I remember asking myself, can any light come out of this deep dark pit of destruction? I think the only light might be if we remember how much they hate us and we ask ourselves, “do we love each other as much as they hate us.” They spent months and maybe years scheming and planning to destroy. Do we spend time trying to build. They worked so hard on hurting and killing, do we spend equal amount of time on healing and sustaining? Maybe, the one light that can come out of 9/11 would be if we try to love each other as much as they hate us.
I would just like to conclude with Thierry Saada and his wife Delphine. The following triibute was written about him in the New York Times a few months after 9/11 and I am going to read parts of it.
When Thierry Saada came to New York in 1999 from Paris, he sublet Delphine Zana's apartment through mutual friends in the Sephardic Jewish community. Both their families were originally from Tunisia, but moved to France after Tunisian independence. Mr. Saada was tall, handsome, and "sportif," she said, and they fell in love.
Last November, they married, and Mrs. Saada became pregnant. Mr. Saada was so excited he played Tunisian music and sacred Sephardic melodies for his unborn child, and he would "talk to my bellybutton," she said. Mrs. Saada was scared about the delivery, but "he said we would be together, that he would push with me."
On Sept. 11, Mr. Saada, 26, a trader at Cantor Fitzgerald, was on the 104th floor of 1 World Trade Center. The baby was due on Sept. 16, but Mrs. Saada did not go into labor. "I was hoping he would come back," she said. In the end, the labor was induced, and on Sept. 27, their son, Lior ‹ "my light" in Hebrew ‹ was born, with Mrs. Saada's mother, Dolly, and sister-in-law, Carole, at her side.

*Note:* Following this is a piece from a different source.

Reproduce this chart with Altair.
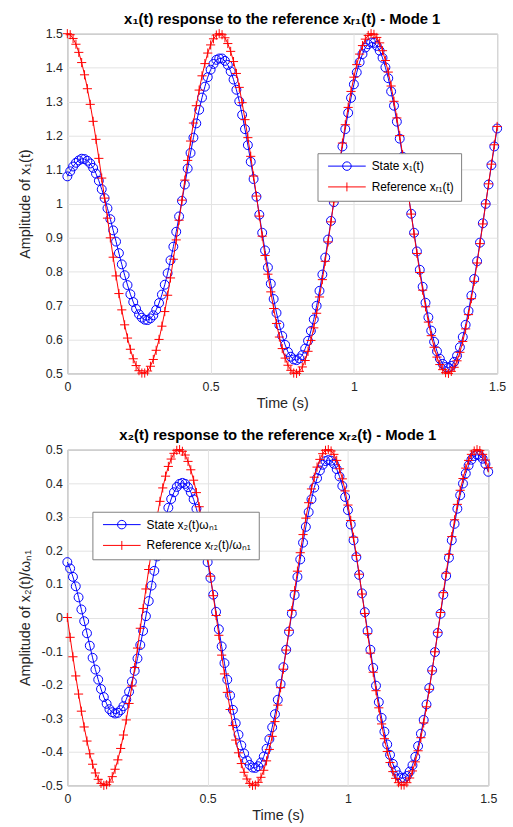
import altair as alt
import pandas as pd

# ---------------- data ----------------
time_s = [
    0.00, 0.01, 0.02, 0.03, 0.04, 0.05, 0.06, 0.07, 0.08, 0.09,
    0.10, 0.11, 0.12, 0.13, 0.14, 0.15, 0.16, 0.17, 0.18, 0.19,
    0.20, 0.21, 0.22, 0.23, 0.24, 0.25, 0.26, 0.27, 0.28, 0.29,
    0.30, 0.31, 0.32, 0.33, 0.34, 0.35, 0.36, 0.37, 0.38, 0.39,
    0.40, 0.41, 0.42, 0.43, 0.44, 0.45, 0.46, 0.47, 0.48, 0.49,
    0.50, 0.51, 0.52, 0.53, 0.54, 0.55, 0.56, 0.57, 0.58, 0.59,
    0.60, 0.61, 0.62, 0.63, 0.64, 0.65, 0.66, 0.67, 0.68, 0.69,
    0.70, 0.71, 0.72, 0.73, 0.74, 0.75, 0.76, 0.77, 0.78, 0.79,
    0.80, 0.81, 0.82, 0.83, 0.84, 0.85, 0.86, 0.87, 0.88, 0.89,
    0.90, 0.91, 0.92, 0.93, 0.94, 0.95, 0.96, 0.97, 0.98, 0.99,
    1.00, 1.01, 1.02, 1.03, 1.04, 1.05, 1.06, 1.07, 1.08, 1.09,
    1.10, 1.11, 1.12, 1.13, 1.14, 1.15, 1.16, 1.17, 1.18, 1.19,
    1.20, 1.21, 1.22, 1.23, 1.24, 1.25, 1.26, 1.27, 1.28, 1.29,
    1.30, 1.31, 1.32, 1.33, 1.34, 1.35, 1.36, 1.37, 1.38, 1.39,
    1.40, 1.41, 1.42, 1.43, 1.44, 1.45, 1.46, 1.47, 1.48, 1.49,
    1.50,
]

state_x1 = [
    1.080, 1.095, 1.109, 1.120, 1.127, 1.132, 1.131, 1.126, 1.118, 1.105,
    1.088, 1.067, 1.042, 1.016, 0.986, 0.954, 0.921, 0.888, 0.854, 0.821,
    0.789, 0.760, 0.733, 0.710, 0.690, 0.674, 0.664, 0.658, 0.657, 0.662,
    0.671, 0.687, 0.707, 0.732, 0.761, 0.795, 0.833, 0.873, 0.917, 0.962,
    1.008, 1.056, 1.103, 1.149, 1.194, 1.236, 1.276, 1.312, 1.344, 1.372,
    1.394, 1.411, 1.423, 1.427, 1.427, 1.420, 1.408, 1.389, 1.365, 1.335,
    1.301, 1.261, 1.219, 1.172, 1.123, 1.072, 1.020, 0.967, 0.914, 0.862,
    0.812, 0.764, 0.719, 0.678, 0.642, 0.610, 0.584, 0.563, 0.549, 0.541,
    0.539, 0.544, 0.554, 0.573, 0.596, 0.625, 0.659, 0.699, 0.743, 0.791,
    0.841, 0.894, 0.949, 1.004, 1.060, 1.115, 1.168, 1.219, 1.267, 1.311,
    1.351, 1.386, 1.416, 1.440, 1.459, 1.469, 1.474, 1.473, 1.464, 1.450,
    1.429, 1.401, 1.369, 1.330, 1.288, 1.241, 1.191, 1.138, 1.083, 1.027,
    0.970, 0.914, 0.859, 0.805, 0.755, 0.708, 0.665, 0.626, 0.593, 0.565,
    0.543, 0.528, 0.519, 0.517, 0.522, 0.534, 0.552, 0.577, 0.607, 0.643,
    0.684, 0.729, 0.778, 0.830, 0.885, 0.942, 0.999, 1.056, 1.113, 1.168,
    1.221,
]

ref_x1 = [
    1.500, 1.497, 1.486, 1.469, 1.445, 1.415, 1.379, 1.338, 1.292, 1.242,
    1.189, 1.133, 1.075, 1.016, 0.957, 0.899, 0.842, 0.787, 0.735, 0.687,
    0.643, 0.604, 0.571, 0.543, 0.523, 0.508, 0.501, 0.501, 0.507, 0.521,
    0.541, 0.568, 0.600, 0.639, 0.682, 0.730, 0.781, 0.836, 0.893, 0.951,
    1.010, 1.069, 1.127, 1.184, 1.237, 1.288, 1.334, 1.376, 1.412, 1.443,
    1.467, 1.485, 1.496, 1.500, 1.497, 1.488, 1.471, 1.448, 1.418, 1.383,
    1.342, 1.297, 1.247, 1.194, 1.139, 1.081, 1.022, 0.963, 0.904, 0.847,
    0.792, 0.740, 0.691, 0.647, 0.607, 0.573, 0.545, 0.524, 0.509, 0.501,
    0.500, 0.506, 0.519, 0.538, 0.565, 0.597, 0.634, 0.677, 0.725, 0.776,
    0.830, 0.887, 0.946, 1.005, 1.064, 1.122, 1.178, 1.232, 1.283, 1.330,
    1.372, 1.409, 1.440, 1.465, 1.484, 1.495, 1.500, 1.498, 1.489, 1.473,
    1.450, 1.421, 1.387, 1.346, 1.301, 1.252, 1.200, 1.144, 1.086, 1.028,
    0.969, 0.910, 0.853, 0.797, 0.745, 0.696, 0.651, 0.611, 0.577, 0.548,
    0.526, 0.511, 0.502, 0.500, 0.506, 0.518, 0.537, 0.562, 0.594, 0.631,
    0.673, 0.720, 0.771, 0.825, 0.882, 0.940, 0.999, 1.058, 1.116, 1.173,
    1.227,
]

state_x2 = [
    0.165, 0.146, 0.121, 0.093, 0.060, 0.024, -0.011, -0.047, -0.084, -0.120,
    -0.155, -0.185, -0.213, -0.237, -0.257, -0.273, -0.282, -0.286, -0.284, -0.276,
    -0.264, -0.244, -0.221, -0.191, -0.159, -0.122, -0.082, -0.040, 0.004, 0.049,
    0.095, 0.139, 0.182, 0.223, 0.262, 0.297, 0.327, 0.353, 0.373, 0.389,
    0.398, 0.401, 0.398, 0.388, 0.373, 0.352, 0.324, 0.292, 0.255, 0.212,
    0.165, 0.118, 0.068, 0.017, -0.035, -0.086, -0.136, -0.185, -0.232, -0.275,
    -0.315, -0.349, -0.381, -0.405, -0.426, -0.439, -0.447, -0.448, -0.443, -0.432,
    -0.414, -0.391, -0.362, -0.327, -0.288, -0.245, -0.198, -0.148, -0.096, -0.042,
    0.012, 0.067, 0.121, 0.173, 0.223, 0.270, 0.314, 0.352, 0.387, 0.415,
    0.438, 0.455, 0.466, 0.469, 0.467, 0.458, 0.442, 0.420, 0.392, 0.359,
    0.320, 0.277, 0.230, 0.180, 0.127, 0.072, 0.016, -0.040, -0.096, -0.150,
    -0.203, -0.252, -0.299, -0.340, -0.378, -0.409, -0.436, -0.456, -0.470, -0.478,
    -0.478, -0.472, -0.459, -0.440, -0.415, -0.383, -0.346, -0.305, -0.259, -0.210,
    -0.157, -0.103, -0.046, 0.011, 0.068, 0.124, 0.178, 0.230, 0.279, 0.324,
    0.364, 0.399, 0.429, 0.453, 0.470, 0.481, 0.485, 0.482, 0.473, 0.457,
    0.434,
]

ref_x2 = [
    0.000, -0.059, -0.117, -0.174, -0.228, -0.279, -0.326, -0.368, -0.406, -0.437,
    -0.463, -0.482, -0.494, -0.500, -0.498, -0.490, -0.474, -0.452, -0.424, -0.390,
    -0.350, -0.305, -0.256, -0.204, -0.149, -0.091, -0.032, 0.027, 0.085, 0.143,
    0.199, 0.251, 0.301, 0.346, 0.386, 0.421, 0.450, 0.472, 0.489, 0.498,
    0.500, 0.495, 0.484, 0.465, 0.440, 0.409, 0.372, 0.330, 0.284, 0.233,
    0.179, 0.123, 0.065, 0.006, -0.053, -0.112, -0.168, -0.223, -0.274, -0.322,
    -0.365, -0.403, -0.435, -0.461, -0.481, -0.494, -0.500, -0.499, -0.491, -0.476,
    -0.455, -0.427, -0.393, -0.354, -0.310, -0.261, -0.209, -0.154, -0.097, -0.038,
    0.021, 0.080, 0.138, 0.193, 0.247, 0.296, 0.342, 0.383, 0.418, 0.448,
    0.471, 0.488, 0.498, 0.500, 0.496, 0.486, 0.468, 0.443, 0.413, 0.377,
    0.335, 0.289, 0.239, 0.185, 0.129, 0.070, 0.012, -0.048, -0.106, -0.163,
    -0.218, -0.269, -0.317, -0.361, -0.399, -0.432, -0.459, -0.479, -0.492, -0.499,
    -0.499, -0.492, -0.478, -0.457, -0.430, -0.397, -0.358, -0.314, -0.266, -0.214,
    -0.159, -0.102, -0.044, 0.015, 0.074, 0.132, 0.188, 0.241, 0.291, 0.337,
    0.379, 0.414, 0.445, 0.468, 0.486, 0.496, 0.500, 0.497, 0.486, 0.469,
    0.446,
]

x_ticks = [0, 0.5, 1, 1.5]
y1_ticks = [0.5, 0.6, 0.7, 0.8, 0.9, 1.0, 1.1, 1.2, 1.3, 1.4, 1.5]
y2_ticks = [-0.5, -0.4, -0.3, -0.2, -0.1, 0.0, 0.1, 0.2, 0.3, 0.4, 0.5]

top_title = "x\u2081(t) response to the reference x\u1d63\u2081(t) - Mode 1"
bottom_title = "x\u2082(t) response to the reference x\u1d63\u2082(t) - Mode 1"
top_ytitle = "Amplitude of x\u2081(t)"
bottom_ytitle = "Amplitude of x\u2082(t)/\u03c9\u2099\u2081"
top_labels = ["State x\u2081(t)", "Reference x\u1d63\u2081(t)"]
bottom_labels = ["State x\u2082(t)\u03c9\u2099\u2081", "Reference x\u1d63\u2082(t)/\u03c9\u2099\u2081"]

# ---------------- styling ----------------
FONT = "Liberation Sans"
BLUE = "#0000ff"
RED = "#ff0000"
PLUS = "M-1,0H1M0,-1V1"
LEG_STATE = "M-3.8,0H3.8M0.86,0A0.86,0.86,0,1,1,-0.86,0A0.86,0.86,0,1,1,0.86,0"
LEG_REF = "M-3.8,0H3.8M0,-0.9V0.9"
LABEL_EXPR = "replace(format(datum.value, '.1~f'), '\u2212', '-')"


def panel(y_state, y_ref, y_dom, y_ticks, y_title, title, labels, leg_x, leg_y, w, h):
    df = pd.DataFrame({
        "t": time_s * 2,
        "v": list(y_state) + list(y_ref),
        "kind": ["state"] * len(time_s) + ["ref"] * len(time_s),
        "label": [labels[0]] * len(time_s) + [labels[1]] * len(time_s),
    })
    x = alt.X("t:Q", scale=alt.Scale(domain=[0, 1.5], nice=False, zero=False),
              axis=alt.Axis(values=x_ticks, title="Time (s)", labelExpr=LABEL_EXPR,
                            labelPadding=7, titlePadding=4, labelFlush=False,
                            labelOverlap=False))
    y = alt.Y("v:Q", scale=alt.Scale(domain=y_dom, nice=False, zero=False),
              axis=alt.Axis(values=y_ticks, title=y_title, labelExpr=LABEL_EXPR,
                            labelPadding=5, minExtent=24, maxExtent=24,
                            titlePadding=11, labelFlush=False, labelOverlap=False))
    base = alt.Chart(df).encode(x=x, y=y)
    st = base.transform_filter("datum.kind == 'state'")
    rf = base.transform_filter("datum.kind == 'ref'")
    st_line = st.mark_line(color=BLUE, strokeWidth=1)
    st_pts = st.mark_point(shape="circle", filled=False, color=BLUE, size=81,
                           strokeWidth=1, opacity=1)
    rf_line = rf.mark_line(color=RED, strokeWidth=1)
    rf_pts = rf.mark_point(shape=PLUS, filled=False, color=RED, size=85,
                           strokeWidth=1, opacity=1)
    leg = alt.Legend(title=None, orient="none", legendX=leg_x, legendY=leg_y,
                     direction="vertical", fillColor="white", strokeColor="#808080",
                     padding=7, symbolSize=100, symbolStrokeWidth=1, symbolOpacity=1,
                     symbolOffset=16.7, labelOffset=19, labelFont=FONT,
                     labelFontSize=12, labelColor="black", rowPadding=7,
                     labelLimit=300)
    leg_layer = base.mark_point(filled=False, opacity=0).encode(
        color=alt.Color("label:N", scale=alt.Scale(domain=labels, range=[BLUE, RED]),
                        legend=leg),
        shape=alt.Shape("label:N", scale=alt.Scale(domain=labels,
                                                   range=[LEG_STATE, LEG_REF]),
                        legend=leg),
    )
    return alt.layer(st_line, st_pts, rf_line, rf_pts, leg_layer).properties(
        width=w, height=h,
        title=alt.TitleParams(text=title, font=FONT, fontSize=15, fontWeight="bold",
                              color="black", anchor="middle", frame="group", offset=0),
    )


top = panel(state_x1, ref_x1, [0.5, 1.5], y1_ticks, top_ytitle, top_title,
            top_labels, 252.6, 120.7, 434, 343)
bottom = panel(state_x2, ref_x2, [-0.5, 0.5], y2_ticks, bottom_ytitle, bottom_title,
               bottom_labels, 25.3, 62.7, 425, 339)

chart = alt.vconcat(top, bottom, spacing=16).resolve_scale(
    color="independent", shape="independent"
).resolve_legend(
    color="independent", shape="independent"
).properties(
    padding={"left": 17, "top": 7, "right": 5, "bottom": 0},
    background="white",
).configure_axis(
    labelFont=FONT, labelFontSize=12.5, labelColor="#262626",
    titleFont=FONT, titleFontSize=14.5, titleFontWeight="normal", titleColor="#262626",
    grid=True, gridColor="#e3e3e3", gridWidth=1, domain=False, ticks=False,
).configure_view(stroke="#808080", strokeWidth=1)

chart.save("out.html", embed_options={"renderer": "svg", "actions": False})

After everything that Delphine went through she had her Little Light, her Lior to remember her husband.
I think we all have a little light, our own lior, to take out of 9/11. It is that is to try to revive that sense of unity and mutual caring that occurred right after 9/11. And if we do our part, May HaKadosh Baruch Hu, May G-d do his part and grant this amazing country peace, safety and security and spare it further sorrow for many years to come.